A drawback of this suggestion is that the factor 3-speedup that it yields only works with single-word data types, like bool, u32, and b-field elements. For bigger data types like hash-digests, there are no savings as you can currently do

push {address+4}
read_mem 5
pop 1

and using read_mem i would yield

read_memi {address+4}
read_memi {address+3}
read_memi {address+2}
read_memi {address+1}
read_memi {address}

Where address is the location of the 1st word of the digest.

This is not to say that the instruction isn't worth it. Just that it's only beneficial for small data types (and pointers, of course).

jan-ferdinand commented 3 months ago

I'm marking this as a “good first issue,” which it only really is with a pattern to match on.

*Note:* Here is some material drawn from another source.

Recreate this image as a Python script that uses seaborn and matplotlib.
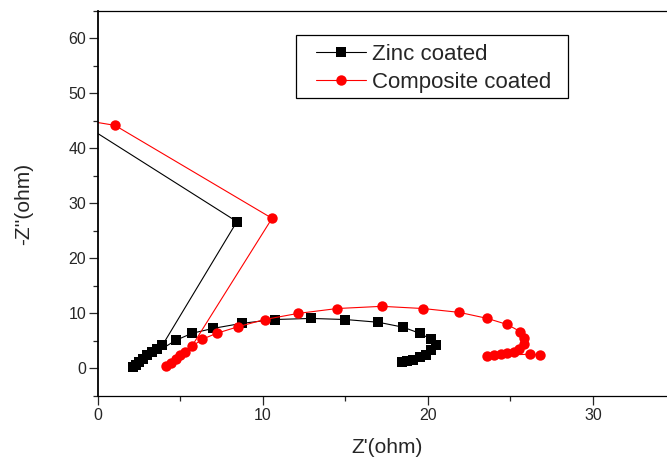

One such pattern could be the commit introducing instruction addi that was mentioned in the OP: 3b5bc128c086489301803e0f5b8881d00f681e97

chancehudson commented 3 months ago

Just so I understand correctly -- this instruction would allow you to search-and-replace push n read_mem 1 pop 1 by read_memi n, and analogously for write_memi. Is that correct?

Yes

could you estimate how many cycles the proposed instructions would save

This is tough. I'm designing a scripting language to try and make it easier to write code that executes in the vm. Crucially this code needs to be able to manipulate vectors and matrices, and pass references to such structures. To achieve this i'm passing memory references around. Anytime there's logic manipulating a specific piece of such a memory reference the read_memi/write_memi instructions could provide savings.

I haven't looked into optimizing the code very much. There are certainly cases where contiguous segments are accessed where the values can be buffered on the stack, but there are cases where it's not possible as well. I'll continue to experiment and try to get some empirical data.

This is not to say that the instruction isn't worth it. Just that it's only beneficial for small data types.

Yes it's certainly a niche instruction. I think it's beneficial not just for small data types though, but also cases where additional instruction are needed to arrange the results in sequential order for writing. e.g. cases where swap, dup, etc logic, (stack management) can be replaced with the immediate write/read.